Start at the top of the records and, please, print each line exactly through the line that contains "(0,0) rectangle (408,445);", leaving out all pictures.

Plotting code records
= = =
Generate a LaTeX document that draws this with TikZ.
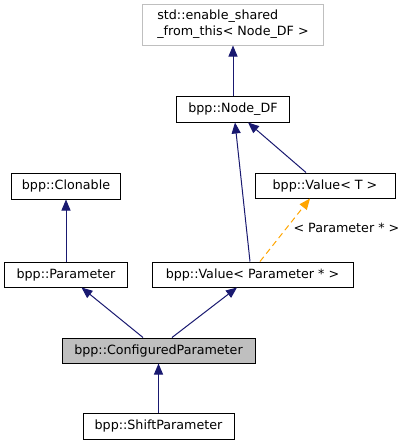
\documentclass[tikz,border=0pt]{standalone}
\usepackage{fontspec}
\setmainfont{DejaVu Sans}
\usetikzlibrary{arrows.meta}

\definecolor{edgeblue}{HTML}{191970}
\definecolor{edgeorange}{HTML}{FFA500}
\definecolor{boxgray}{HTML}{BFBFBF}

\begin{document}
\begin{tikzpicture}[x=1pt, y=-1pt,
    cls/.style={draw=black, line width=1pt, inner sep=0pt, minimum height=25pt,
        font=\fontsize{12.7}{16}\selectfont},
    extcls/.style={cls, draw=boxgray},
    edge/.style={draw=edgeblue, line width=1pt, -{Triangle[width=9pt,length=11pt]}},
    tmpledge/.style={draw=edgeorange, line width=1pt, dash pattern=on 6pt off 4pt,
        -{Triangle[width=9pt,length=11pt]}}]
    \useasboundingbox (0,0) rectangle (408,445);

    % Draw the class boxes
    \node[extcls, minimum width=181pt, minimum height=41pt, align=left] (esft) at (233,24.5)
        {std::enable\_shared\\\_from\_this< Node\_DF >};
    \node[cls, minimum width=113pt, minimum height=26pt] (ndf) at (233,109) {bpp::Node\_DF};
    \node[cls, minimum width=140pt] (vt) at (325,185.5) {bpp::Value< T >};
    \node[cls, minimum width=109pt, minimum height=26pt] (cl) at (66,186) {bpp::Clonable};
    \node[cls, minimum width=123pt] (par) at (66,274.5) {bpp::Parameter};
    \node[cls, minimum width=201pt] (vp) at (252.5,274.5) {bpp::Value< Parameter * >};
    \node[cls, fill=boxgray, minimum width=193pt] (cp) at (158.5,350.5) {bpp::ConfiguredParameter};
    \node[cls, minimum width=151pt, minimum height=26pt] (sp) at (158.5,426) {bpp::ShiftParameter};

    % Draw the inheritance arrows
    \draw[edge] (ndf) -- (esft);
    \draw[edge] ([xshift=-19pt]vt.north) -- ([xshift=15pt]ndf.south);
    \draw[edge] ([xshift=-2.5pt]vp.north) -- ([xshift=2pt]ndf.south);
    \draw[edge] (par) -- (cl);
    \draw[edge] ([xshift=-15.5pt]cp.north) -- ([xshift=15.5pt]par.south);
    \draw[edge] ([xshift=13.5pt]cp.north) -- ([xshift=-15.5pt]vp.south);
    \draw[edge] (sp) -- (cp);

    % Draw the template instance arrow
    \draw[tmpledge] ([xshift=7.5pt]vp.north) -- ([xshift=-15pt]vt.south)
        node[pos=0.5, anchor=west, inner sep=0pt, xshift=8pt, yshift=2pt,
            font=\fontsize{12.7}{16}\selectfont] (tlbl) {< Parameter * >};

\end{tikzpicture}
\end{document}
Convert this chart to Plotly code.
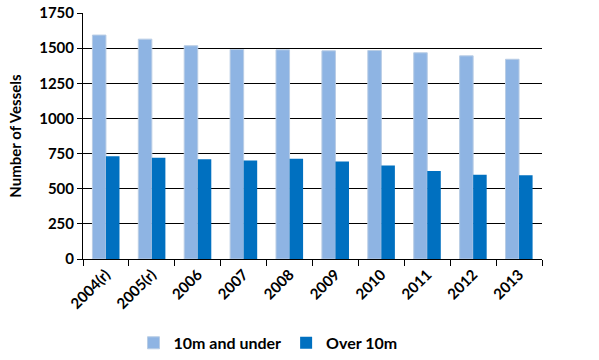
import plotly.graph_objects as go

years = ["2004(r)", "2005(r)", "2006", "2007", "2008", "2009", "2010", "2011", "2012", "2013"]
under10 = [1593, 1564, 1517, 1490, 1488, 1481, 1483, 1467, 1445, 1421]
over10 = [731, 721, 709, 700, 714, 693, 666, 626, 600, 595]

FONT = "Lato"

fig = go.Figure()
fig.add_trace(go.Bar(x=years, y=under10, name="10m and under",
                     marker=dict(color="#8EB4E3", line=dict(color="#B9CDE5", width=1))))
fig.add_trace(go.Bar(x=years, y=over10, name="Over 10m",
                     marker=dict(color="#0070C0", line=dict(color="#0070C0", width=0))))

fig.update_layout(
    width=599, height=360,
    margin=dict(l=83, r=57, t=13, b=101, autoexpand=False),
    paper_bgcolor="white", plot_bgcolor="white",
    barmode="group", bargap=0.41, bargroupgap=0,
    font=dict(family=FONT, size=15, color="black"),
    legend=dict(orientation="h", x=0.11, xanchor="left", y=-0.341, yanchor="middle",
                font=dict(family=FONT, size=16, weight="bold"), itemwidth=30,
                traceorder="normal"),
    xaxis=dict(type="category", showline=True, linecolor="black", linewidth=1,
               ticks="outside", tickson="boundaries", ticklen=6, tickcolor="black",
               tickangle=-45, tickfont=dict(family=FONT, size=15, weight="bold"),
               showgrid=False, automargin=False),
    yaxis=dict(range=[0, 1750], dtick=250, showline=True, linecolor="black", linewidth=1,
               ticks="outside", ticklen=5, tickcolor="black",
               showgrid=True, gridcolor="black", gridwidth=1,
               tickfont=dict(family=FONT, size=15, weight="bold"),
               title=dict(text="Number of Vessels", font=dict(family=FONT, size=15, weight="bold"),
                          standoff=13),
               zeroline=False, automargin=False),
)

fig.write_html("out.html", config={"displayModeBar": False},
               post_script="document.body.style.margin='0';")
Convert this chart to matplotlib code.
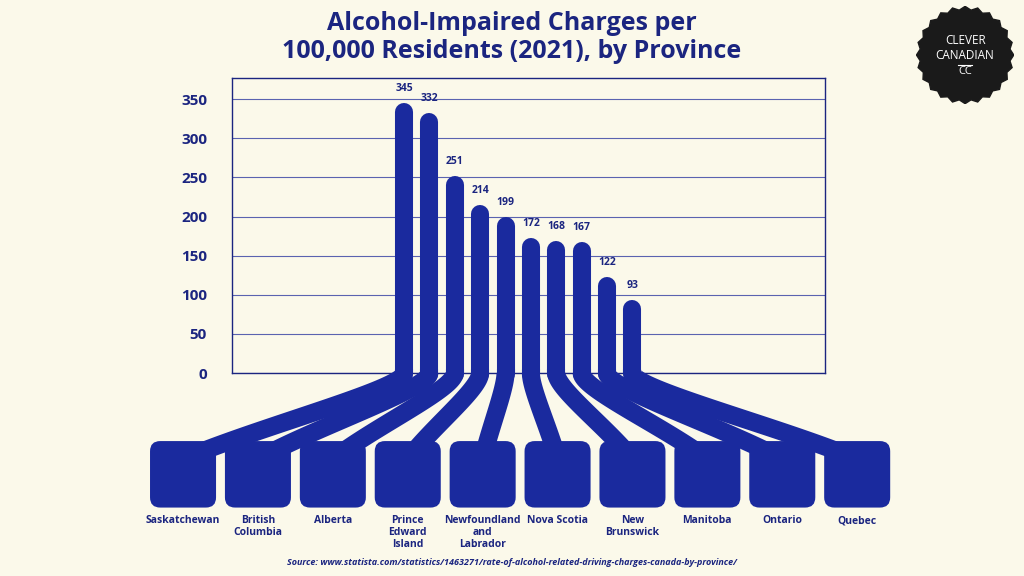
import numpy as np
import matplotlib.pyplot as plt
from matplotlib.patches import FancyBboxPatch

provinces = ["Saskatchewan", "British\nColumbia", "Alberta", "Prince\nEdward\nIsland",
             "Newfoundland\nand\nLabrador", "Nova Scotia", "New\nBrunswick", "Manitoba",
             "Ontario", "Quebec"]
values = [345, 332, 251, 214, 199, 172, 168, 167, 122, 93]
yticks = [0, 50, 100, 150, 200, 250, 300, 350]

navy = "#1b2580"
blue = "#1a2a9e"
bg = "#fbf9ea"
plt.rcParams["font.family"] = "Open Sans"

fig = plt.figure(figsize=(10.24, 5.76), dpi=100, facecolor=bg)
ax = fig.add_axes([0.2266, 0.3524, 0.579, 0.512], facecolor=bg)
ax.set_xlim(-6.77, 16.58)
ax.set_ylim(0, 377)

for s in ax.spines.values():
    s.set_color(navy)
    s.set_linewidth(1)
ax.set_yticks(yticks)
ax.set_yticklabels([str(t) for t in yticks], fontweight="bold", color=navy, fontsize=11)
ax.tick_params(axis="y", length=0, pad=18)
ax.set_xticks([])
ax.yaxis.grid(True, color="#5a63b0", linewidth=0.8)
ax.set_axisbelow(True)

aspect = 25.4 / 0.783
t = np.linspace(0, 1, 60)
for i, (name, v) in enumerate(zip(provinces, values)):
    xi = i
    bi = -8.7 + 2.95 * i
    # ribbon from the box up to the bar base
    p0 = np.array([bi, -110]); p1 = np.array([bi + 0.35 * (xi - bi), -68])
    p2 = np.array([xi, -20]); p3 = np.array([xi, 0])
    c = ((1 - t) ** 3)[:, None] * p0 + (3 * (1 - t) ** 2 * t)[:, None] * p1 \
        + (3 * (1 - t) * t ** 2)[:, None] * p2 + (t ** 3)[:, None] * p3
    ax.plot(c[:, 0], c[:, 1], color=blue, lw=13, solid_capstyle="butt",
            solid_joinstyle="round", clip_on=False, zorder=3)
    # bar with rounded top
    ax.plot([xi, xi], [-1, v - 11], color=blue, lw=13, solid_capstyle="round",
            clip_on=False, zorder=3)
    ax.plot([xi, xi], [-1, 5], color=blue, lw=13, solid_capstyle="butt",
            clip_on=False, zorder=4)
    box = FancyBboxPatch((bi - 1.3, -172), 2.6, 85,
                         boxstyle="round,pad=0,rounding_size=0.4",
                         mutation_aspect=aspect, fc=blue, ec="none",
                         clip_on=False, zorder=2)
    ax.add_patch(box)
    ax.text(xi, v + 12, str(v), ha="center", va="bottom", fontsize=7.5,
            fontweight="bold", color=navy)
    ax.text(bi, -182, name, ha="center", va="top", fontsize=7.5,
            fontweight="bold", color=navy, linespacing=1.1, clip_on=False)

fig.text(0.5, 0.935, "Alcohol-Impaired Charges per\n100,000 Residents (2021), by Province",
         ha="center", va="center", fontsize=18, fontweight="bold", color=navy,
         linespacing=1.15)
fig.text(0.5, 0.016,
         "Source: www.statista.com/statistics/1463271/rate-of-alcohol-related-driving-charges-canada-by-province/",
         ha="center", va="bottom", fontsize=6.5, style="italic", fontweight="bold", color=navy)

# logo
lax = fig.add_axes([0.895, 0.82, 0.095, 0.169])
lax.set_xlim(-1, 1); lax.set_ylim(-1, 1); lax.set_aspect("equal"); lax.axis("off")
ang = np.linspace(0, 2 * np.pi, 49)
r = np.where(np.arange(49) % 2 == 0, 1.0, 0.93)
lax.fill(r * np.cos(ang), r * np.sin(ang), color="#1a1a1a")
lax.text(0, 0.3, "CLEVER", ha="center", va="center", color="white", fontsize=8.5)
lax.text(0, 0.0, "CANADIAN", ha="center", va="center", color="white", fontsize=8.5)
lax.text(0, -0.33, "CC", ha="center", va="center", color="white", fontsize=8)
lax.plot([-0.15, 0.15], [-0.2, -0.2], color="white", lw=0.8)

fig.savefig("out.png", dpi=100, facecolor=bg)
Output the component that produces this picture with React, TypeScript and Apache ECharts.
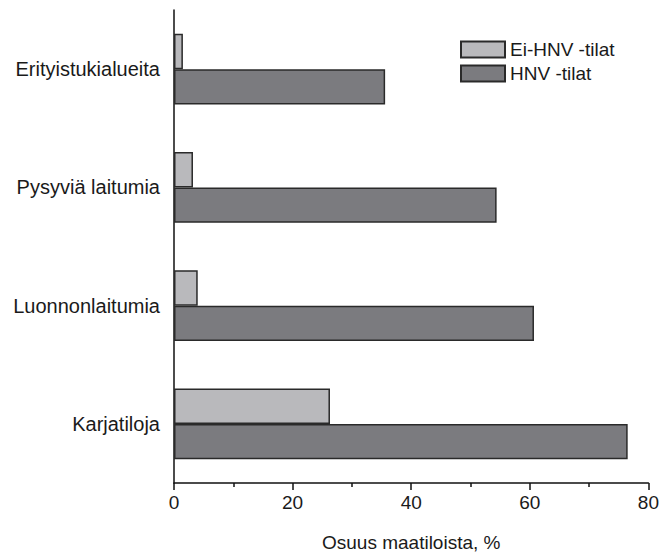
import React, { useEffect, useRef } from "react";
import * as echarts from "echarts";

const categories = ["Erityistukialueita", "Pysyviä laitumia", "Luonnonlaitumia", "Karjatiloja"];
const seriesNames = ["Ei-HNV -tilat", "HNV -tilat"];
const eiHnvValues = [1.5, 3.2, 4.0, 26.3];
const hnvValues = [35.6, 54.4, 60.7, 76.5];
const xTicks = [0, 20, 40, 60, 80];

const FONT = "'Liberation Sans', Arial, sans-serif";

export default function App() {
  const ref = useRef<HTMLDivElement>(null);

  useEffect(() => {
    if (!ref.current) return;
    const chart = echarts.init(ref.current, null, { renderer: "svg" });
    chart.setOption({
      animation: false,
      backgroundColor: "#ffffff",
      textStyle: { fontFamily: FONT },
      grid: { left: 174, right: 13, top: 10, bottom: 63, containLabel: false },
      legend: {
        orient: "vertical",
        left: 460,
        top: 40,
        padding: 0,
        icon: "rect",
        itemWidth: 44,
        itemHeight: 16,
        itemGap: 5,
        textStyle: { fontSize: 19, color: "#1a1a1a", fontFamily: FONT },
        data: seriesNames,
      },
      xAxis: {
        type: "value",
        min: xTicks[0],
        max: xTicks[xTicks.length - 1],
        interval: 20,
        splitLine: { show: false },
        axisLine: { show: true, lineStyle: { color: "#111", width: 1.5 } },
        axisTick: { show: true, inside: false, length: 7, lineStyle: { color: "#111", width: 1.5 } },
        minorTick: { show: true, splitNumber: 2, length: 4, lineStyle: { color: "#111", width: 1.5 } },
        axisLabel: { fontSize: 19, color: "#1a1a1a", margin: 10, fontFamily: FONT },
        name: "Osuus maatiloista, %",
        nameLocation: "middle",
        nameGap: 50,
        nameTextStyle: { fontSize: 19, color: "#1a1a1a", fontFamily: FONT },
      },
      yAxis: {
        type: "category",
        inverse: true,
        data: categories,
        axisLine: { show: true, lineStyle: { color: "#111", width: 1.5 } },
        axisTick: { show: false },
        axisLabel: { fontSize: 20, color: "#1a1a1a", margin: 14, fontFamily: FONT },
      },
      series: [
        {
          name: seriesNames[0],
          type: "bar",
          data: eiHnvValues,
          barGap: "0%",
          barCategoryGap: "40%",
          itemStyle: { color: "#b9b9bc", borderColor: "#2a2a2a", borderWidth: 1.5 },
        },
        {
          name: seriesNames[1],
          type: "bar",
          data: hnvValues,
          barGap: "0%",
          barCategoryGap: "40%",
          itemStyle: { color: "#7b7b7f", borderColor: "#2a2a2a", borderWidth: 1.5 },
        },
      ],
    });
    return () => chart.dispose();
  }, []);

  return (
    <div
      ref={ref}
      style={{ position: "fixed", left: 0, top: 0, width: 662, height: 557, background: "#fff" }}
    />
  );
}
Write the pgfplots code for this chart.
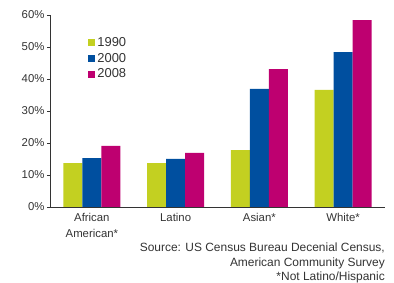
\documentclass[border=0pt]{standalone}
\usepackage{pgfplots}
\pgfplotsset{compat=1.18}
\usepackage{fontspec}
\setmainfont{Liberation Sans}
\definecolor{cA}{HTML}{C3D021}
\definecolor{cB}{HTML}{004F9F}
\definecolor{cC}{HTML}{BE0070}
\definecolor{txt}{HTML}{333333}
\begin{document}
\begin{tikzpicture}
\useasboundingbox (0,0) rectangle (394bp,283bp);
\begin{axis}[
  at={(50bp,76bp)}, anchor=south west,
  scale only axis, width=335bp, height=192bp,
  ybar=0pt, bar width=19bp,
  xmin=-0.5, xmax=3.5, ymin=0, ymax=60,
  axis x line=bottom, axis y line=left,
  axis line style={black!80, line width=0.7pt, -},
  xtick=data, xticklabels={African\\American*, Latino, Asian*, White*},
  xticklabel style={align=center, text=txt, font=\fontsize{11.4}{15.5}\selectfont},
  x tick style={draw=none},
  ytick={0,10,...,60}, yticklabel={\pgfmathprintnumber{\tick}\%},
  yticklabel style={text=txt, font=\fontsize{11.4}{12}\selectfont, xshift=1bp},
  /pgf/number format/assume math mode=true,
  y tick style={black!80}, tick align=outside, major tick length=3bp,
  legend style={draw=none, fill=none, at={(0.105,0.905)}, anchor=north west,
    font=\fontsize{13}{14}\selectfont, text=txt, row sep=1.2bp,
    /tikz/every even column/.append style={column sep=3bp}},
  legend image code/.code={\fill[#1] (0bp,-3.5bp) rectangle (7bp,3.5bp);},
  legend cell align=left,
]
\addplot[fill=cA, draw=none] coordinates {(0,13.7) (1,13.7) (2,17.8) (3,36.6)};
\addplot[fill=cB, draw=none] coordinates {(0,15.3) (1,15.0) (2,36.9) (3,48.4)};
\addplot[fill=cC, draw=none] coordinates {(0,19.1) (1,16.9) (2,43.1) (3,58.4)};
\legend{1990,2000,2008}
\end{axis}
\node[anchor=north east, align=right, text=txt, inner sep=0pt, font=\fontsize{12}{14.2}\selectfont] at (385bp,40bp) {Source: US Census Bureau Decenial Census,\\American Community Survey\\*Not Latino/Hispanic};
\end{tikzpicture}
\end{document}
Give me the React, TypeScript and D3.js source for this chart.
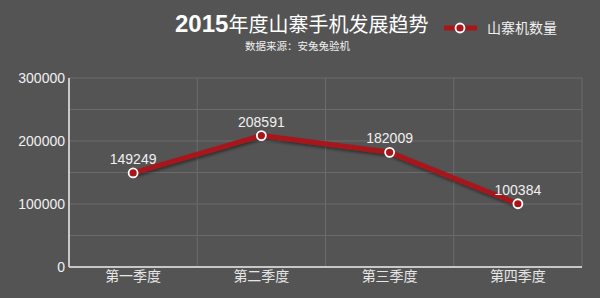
= = =
▸ Exercise answer
Generate a LaTeX document that draws this with TikZ.
\documentclass[tikz,border=0pt]{standalone}
\usepackage{fontspec}
\setmainfont{DejaVu Sans}
\usetikzlibrary{arrows.meta}

\definecolor{edgeblue}{HTML}{191970}
\definecolor{edgeorange}{HTML}{FFA500}
\definecolor{boxgray}{HTML}{BFBFBF}

\begin{document}
\begin{tikzpicture}[x=1pt, y=-1pt,
    cls/.style={draw=black, line width=1pt, inner sep=0pt, minimum height=25pt,
        font=\fontsize{12.7}{16}\selectfont},
    extcls/.style={cls, draw=boxgray},
    edge/.style={draw=edgeblue, line width=1pt, -{Triangle[width=9pt,length=11pt]}},
    tmpledge/.style={draw=edgeorange, line width=1pt, dash pattern=on 6pt off 4pt,
        -{Triangle[width=9pt,length=11pt]}}]
    \useasboundingbox (0,0) rectangle (408,445);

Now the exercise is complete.